Kyle Owens is a Lewis & Clark sophomore guard for the men's basketball team. He traveled to the NCAA Convention last January and shared his experience with LCPioneers.com.
Throughout the past couple years, I have been inspired and motivated to form a career path related to athletics. I am an Economics major, but I wasn't totally sure of what I wanted to do with my major after college. Last fall, I met with Kayleigh McCauley, Lewis & Clark's Director of Student-Athlete Development, and we discussed how I was very interested in working in the field of sports. Kayleigh asked me if I wanted to go to the 2017 NCAA Convention in Nashville, Tenn. and I was selected to attend.
In January, I flew to Nashville to attend the convention for four days. I was grouped with about 50 other NCAA Division III student-athletes from across the country. As a sophomore I was one of the youngest student-athletes there; most of them were juniors, seniors and some had already graduated.
Over the next four days, I participated in some workshops and attended conferences. The workshops taught me a lot about myself, and I learned what my greatest strengths and weaknesses are. I also learned about the importance of networking and how relationships are an essential part of success in the sports industry.

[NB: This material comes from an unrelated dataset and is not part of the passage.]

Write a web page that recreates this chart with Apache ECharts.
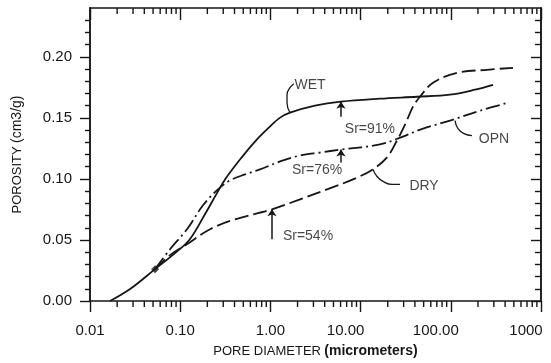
<!DOCTYPE html>
<html>
<head>
<meta charset="utf-8">
<script src="https://cdn.jsdelivr.net/npm/echarts@6/dist/echarts.min.js"></script>
<style>
  html, body { margin: 0; background: #fff; }
  #chart { width: 551px; height: 363px; }
</style>
</head>
<body>
<div id="chart"></div>
<script>
// axis ticks
const xTickLabels = ["0.01", "0.10", "1.00", "10.00", "100.00", "1000"];
const xDecades = [0.01, 0.1, 1, 10, 100];
const xMinorSteps = [2, 3, 4, 5, 6, 7, 8, 9];
const yMajorTicks = [0, 0.05, 0.1, 0.15, 0.2];
const yMinorTicks = [0.01, 0.02, 0.03, 0.04, 0.06, 0.07, 0.08, 0.09, 0.11, 0.12,
  0.13, 0.14, 0.16, 0.17, 0.18, 0.19, 0.21, 0.22, 0.23];

// curves: [pore diameter (micrometers), porosity (cm3/g)]
const wet = [
  [0.0167, 0], [0.0278, 0.0098], [0.0526, 0.0261], [0.0876, 0.0392], [0.128, 0.0506],
  [0.188, 0.071], [0.262, 0.0898], [0.314, 0.0996], [0.46, 0.1159], [0.675, 0.1306],
  [0.99, 0.1429], [1.28, 0.1502], [1.65, 0.1543], [3.12, 0.16], [6.06, 0.1633],
  [16.4, 0.1657], [42.2, 0.1673], [98, 0.169], [186, 0.1731], [294, 0.1771],
];
const opn = [
  [0.0526, 0.0261], [0.0771, 0.0424], [0.119, 0.0588], [0.179, 0.0784], [0.262, 0.0914],
  [0.357, 0.0988], [0.523, 0.1037], [0.767, 0.1078], [1.28, 0.1143], [2.13, 0.1192],
  [3.55, 0.1216], [6.06, 0.1241], [16.4, 0.1282], [29.5, 0.1347], [49.2, 0.1412],
  [98, 0.1478], [211, 0.1559], [431, 0.1624],
];
const dry = [
  [0.0526, 0.0261], [0.0771, 0.0376], [0.119, 0.0465], [0.214, 0.0588], [0.405, 0.0669],
  [1.04, 0.0751], [2.13, 0.0833], [4.24, 0.0914], [8.24, 0.0996], [13.7, 0.1078],
  [19.6, 0.1176], [25.3, 0.1314], [31.1, 0.1445], [38.1, 0.1592], [45.5, 0.1673],
  [63.5, 0.1788], [117, 0.1869], [252, 0.1894], [490, 0.191],
];
const junction = [[0.0526, 0.0261]];

// saturation arrows
const srArrowX = [6.06, 6.06, 1.04];
const srArrowFrom = [0.151, 0.1135, 0.0506];
const srArrowTo = [0.1633, 0.1241, 0.0751];

// curve labels and their leader strokes
const noteText = ["WET", "OPN", "DRY", "Sr=91%", "Sr=76%", "Sr=54%"];
const noteX = [2.75, 301, 50.5, 12.7, 3.29, 2.61];
const noteY = [0.1771, 0.1322, 0.0939, 0.1404, 0.1069, 0.0531];
const leaders = [
  [1.649, 0.1543], [1.528, 0.1624], [1.528, 0.169], [1.649, 0.1747], [1.826, 0.178], null,
  [111.3, 0.1478], [120.2, 0.1412], [140, 0.1371], [171.8, 0.1355], null,
  [13.72, 0.1078], [15.2, 0.102], [17.72, 0.098], [22.29, 0.0955], [27.35, 0.0955],
];

const INK = "#161616";
const FONT = "'Liberation Sans', Arial, sans-serif";

// log minor ticks at 2..9 of each decade
const xMinorTicks = [];
xDecades.forEach((d) => xMinorSteps.forEach((s) => xMinorTicks.push([d * s, 0])));

function yAxisDef(position, ticks, length, inside, withLabels) {
  return {
    type: "value",
    position,
    min: 0,
    max: 0.24,
    axisLine: { show: true, onZero: false, lineStyle: { color: INK, width: 1.5 } },
    axisTick: { show: true, inside, length, customValues: ticks, lineStyle: { color: INK, width: 1.4 } },
    axisLabel: withLabels
      ? { show: true, customValues: ticks, margin: 18, color: INK, fontSize: 15, fontFamily: FONT,
          formatter: (v) => v.toFixed(2) }
      : { show: false },
    splitLine: { show: false },
  };
}

const yAxes = [
  yAxisDef("left", yMinorTicks, 5, false, false),
  yAxisDef("left", yMajorTicks, 10, false, true),
  yAxisDef("right", yMinorTicks, 6, true, false),
  yAxisDef("right", yMajorTicks, 10, true, false),
];
Object.assign(yAxes[1], {
  name: "{a|POROSITY} {b|(cm3/g)}",
  nameLocation: "middle",
  nameGap: 66,
  nameTextStyle: {
    color: INK,
    rich: {
      a: { fontSize: 13, fontFamily: FONT, color: INK },
      b: { fontSize: 14, fontFamily: FONT, color: INK },
    },
  },
});

const chart = echarts.init(document.getElementById("chart"), null, { renderer: "canvas" });

chart.setOption({
  animation: false,
  backgroundColor: "#fff",
  grid: { left: 90, right: 10, top: 8, bottom: 61 },
  xAxis: [
    {
      type: "log",
      logBase: 10,
      min: 0.01,
      max: 1000,
      position: "bottom",
      axisLine: { onZero: false, lineStyle: { color: INK, width: 1.5 } },
      axisTick: { show: true, inside: false, length: 11, lineStyle: { color: INK, width: 1.4 } },
      splitLine: { show: false },
      axisLabel: {
        margin: 22,
        color: INK,
        fontSize: 15,
        fontFamily: FONT,
        formatter: (v) => {
          const i = Math.round(Math.log10(v)) + 2;
          const t = xTickLabels[i];
          return i >= 3 ? `{sh|${t}}` : t;
        },
        rich: { sh: { padding: [0, 30, 0, 0], fontSize: 15, fontFamily: FONT, color: INK } },
      },
      name: "{a|PORE DIAMETER} {b|(micrometers)}",
      nameLocation: "middle",
      nameGap: 43,
      nameTextStyle: {
        rich: {
          a: { fontSize: 13, fontFamily: FONT, color: INK },
          b: { fontSize: 14, fontFamily: FONT, fontWeight: "bold", color: INK },
        },
      },
    },
    {
      type: "log",
      logBase: 10,
      min: 0.01,
      max: 1000,
      position: "top",
      axisLine: { onZero: false, lineStyle: { color: INK, width: 1.5 } },
      axisTick: { show: true, inside: true, length: 12, lineStyle: { color: INK, width: 1.4 } },
      axisLabel: { show: false },
      splitLine: { show: false },
    },
  ],
  yAxis: yAxes,
  series: [
    {
      name: "WET",
      type: "line",
      data: wet,
      smooth: 0.35,
      symbol: "none",
      lineStyle: { color: INK, width: 1.8 },
    },
    {
      name: "OPN",
      type: "line",
      data: opn,
      smooth: 0.35,
      symbol: "none",
      lineStyle: { color: INK, width: 1.8, type: [14, 4, 2, 4] },
    },
    {
      name: "DRY",
      type: "line",
      data: dry,
      smooth: 0.35,
      symbol: "none",
      lineStyle: { color: INK, width: 1.8, type: [14, 5] },
    },
    {
      name: "junction",
      type: "scatter",
      data: junction,
      symbol: "diamond",
      symbolSize: 8,
      itemStyle: { color: INK },
    },
    {
      name: "Sr arrows",
      type: "lines",
      coordinateSystem: "cartesian2d",
      data: srArrowX.map((x, i) => ({ coords: [[x, srArrowFrom[i]], [x, srArrowTo[i]]] })),
      symbol: ["none", "arrow"],
      symbolSize: [0, 7],
      lineStyle: { color: INK, width: 1.5, opacity: 1, curveness: 0 },
    },
    {
      name: "leaders",
      type: "line",
      data: leaders,
      smooth: 0.5,
      connectNulls: false,
      symbol: "none",
      lineStyle: { color: INK, width: 1.3 },
    },
    {
      name: "notes",
      type: "scatter",
      data: noteText.map((t, i) => ({ name: t, value: [noteX[i], noteY[i]] })),
      symbolSize: 1,
      itemStyle: { color: "rgba(0,0,0,0)" },
      label: {
        show: true,
        position: "inside",
        formatter: (p) => p.name,
        color: INK,
        fontSize: 14,
        fontFamily: FONT,
      },
    },
    {
      name: "minor x ticks",
      type: "custom",
      clip: false,
      data: xMinorTicks,
      renderItem: (params, api) => {
        const x = api.coord([api.value(0), 0])[0];
        const r = params.coordSys;
        const style = { stroke: INK, lineWidth: 1.4 };
        return {
          type: "group",
          children: [
            { type: "line", shape: { x1: x, y1: r.y + r.height, x2: x, y2: r.y + r.height + 6 }, style },
            { type: "line", shape: { x1: x, y1: r.y, x2: x, y2: r.y + 6 }, style },
          ],
        };
      },
    },
  ],
});
</script>
</body>
</html>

The most memorable part of my trip was attending all the conferences and presentations. I had an inside look on discussions by college athletic directors and presidents over new legislation regarding Div. III athletics. I even had the chance to voice my own opinion about some of these topics. I knew I was in the right environment. I enjoyed talking about these issues with other sports enthused people.
I attended an NWC meeting where I was able to meet all the great experienced athletic directors our conference offers. Over the four days, I met so many athletic directors working at each collegiate level. In addition to those conferences, I attended formal presentations regarding issues in the NCAA such as Title IX or the ongoing debate over concussions and athlete's mental health.

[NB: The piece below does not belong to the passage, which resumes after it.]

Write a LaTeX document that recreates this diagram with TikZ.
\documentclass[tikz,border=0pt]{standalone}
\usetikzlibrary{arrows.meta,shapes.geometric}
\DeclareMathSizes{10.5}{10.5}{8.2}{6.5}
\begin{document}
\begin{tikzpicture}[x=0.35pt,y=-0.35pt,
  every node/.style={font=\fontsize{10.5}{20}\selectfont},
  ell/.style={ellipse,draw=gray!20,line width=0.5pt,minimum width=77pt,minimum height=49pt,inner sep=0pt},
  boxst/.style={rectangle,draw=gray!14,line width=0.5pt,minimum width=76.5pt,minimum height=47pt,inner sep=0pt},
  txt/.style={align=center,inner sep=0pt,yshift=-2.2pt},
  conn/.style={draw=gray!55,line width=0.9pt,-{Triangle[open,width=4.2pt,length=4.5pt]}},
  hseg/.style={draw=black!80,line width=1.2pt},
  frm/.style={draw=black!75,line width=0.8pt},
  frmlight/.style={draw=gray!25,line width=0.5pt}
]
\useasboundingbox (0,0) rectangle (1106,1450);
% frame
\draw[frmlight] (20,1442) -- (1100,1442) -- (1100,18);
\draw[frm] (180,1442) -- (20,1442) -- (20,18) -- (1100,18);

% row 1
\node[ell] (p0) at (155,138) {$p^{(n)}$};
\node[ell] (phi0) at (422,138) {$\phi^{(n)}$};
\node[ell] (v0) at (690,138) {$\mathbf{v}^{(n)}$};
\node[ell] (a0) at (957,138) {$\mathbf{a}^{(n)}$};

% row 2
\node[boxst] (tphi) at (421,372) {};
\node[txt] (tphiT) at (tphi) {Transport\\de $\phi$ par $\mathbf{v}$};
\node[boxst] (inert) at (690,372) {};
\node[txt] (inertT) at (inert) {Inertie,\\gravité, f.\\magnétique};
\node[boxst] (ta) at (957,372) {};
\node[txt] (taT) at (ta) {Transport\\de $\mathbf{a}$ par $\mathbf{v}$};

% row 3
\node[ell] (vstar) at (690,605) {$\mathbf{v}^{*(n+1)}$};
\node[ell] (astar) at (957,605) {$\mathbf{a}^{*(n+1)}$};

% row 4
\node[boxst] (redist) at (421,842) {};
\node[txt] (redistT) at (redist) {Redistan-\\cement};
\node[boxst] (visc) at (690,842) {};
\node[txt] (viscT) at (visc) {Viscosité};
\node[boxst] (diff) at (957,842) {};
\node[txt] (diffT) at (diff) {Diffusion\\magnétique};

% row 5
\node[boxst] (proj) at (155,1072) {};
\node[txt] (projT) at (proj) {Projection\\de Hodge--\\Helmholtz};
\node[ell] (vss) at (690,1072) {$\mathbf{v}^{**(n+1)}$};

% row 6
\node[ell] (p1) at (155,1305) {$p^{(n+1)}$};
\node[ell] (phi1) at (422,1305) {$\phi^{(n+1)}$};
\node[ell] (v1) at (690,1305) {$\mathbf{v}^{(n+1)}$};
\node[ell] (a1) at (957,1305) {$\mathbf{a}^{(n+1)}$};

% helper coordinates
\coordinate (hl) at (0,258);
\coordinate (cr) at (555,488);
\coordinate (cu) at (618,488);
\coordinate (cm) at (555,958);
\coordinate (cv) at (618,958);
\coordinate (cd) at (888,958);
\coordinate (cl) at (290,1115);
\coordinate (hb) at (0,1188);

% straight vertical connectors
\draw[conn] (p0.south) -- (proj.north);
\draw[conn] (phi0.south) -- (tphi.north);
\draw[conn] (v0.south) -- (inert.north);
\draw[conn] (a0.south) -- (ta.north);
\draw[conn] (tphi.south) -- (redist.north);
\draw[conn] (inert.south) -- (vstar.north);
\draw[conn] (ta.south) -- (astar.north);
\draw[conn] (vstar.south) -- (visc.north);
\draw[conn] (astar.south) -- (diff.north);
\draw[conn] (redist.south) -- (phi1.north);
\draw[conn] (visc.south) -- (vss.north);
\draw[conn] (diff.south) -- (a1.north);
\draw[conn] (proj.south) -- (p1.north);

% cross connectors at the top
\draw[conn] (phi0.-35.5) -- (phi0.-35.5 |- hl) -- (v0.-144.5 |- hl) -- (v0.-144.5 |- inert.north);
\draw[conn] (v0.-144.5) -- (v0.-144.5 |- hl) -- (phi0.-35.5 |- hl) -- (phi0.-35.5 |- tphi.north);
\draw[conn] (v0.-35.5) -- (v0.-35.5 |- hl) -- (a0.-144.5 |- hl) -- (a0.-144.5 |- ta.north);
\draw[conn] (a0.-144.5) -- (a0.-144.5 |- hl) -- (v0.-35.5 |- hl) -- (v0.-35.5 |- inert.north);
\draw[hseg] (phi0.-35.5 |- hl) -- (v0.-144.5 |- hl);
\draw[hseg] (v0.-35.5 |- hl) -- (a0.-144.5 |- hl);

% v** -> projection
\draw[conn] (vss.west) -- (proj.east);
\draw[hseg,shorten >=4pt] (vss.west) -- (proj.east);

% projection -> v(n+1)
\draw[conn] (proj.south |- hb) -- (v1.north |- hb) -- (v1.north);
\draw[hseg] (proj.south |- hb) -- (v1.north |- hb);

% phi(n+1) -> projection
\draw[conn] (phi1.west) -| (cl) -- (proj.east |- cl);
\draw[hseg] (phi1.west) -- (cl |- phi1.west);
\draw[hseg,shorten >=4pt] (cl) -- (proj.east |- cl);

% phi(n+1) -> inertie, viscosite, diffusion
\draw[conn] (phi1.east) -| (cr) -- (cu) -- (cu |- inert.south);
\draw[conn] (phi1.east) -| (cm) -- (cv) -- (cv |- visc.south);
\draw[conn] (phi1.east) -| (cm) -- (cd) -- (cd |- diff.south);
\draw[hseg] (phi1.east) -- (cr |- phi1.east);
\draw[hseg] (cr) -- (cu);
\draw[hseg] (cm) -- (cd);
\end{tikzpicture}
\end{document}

I was also blessed to listen to Grant Hill talk about his life story, his involvement with college and professional sports and the advice he gave student-athletes aspiring to work in college athletics.
One of the highlights of my trip was the NCAA Honors Celebration. This was a celebration recognizing the achievements of some of the NCAA's most talented student-athletes across all divisions. I was astounded at some of the things these people did on the athletic fields, academically and in the community.
Overall, this trip really pointed me in the right direction in terms of my career. I can now confidently say I want to work in college athletics as a coach and one day as an athletic director. I was very lucky to have the opportunity to attend the NCAA Convention.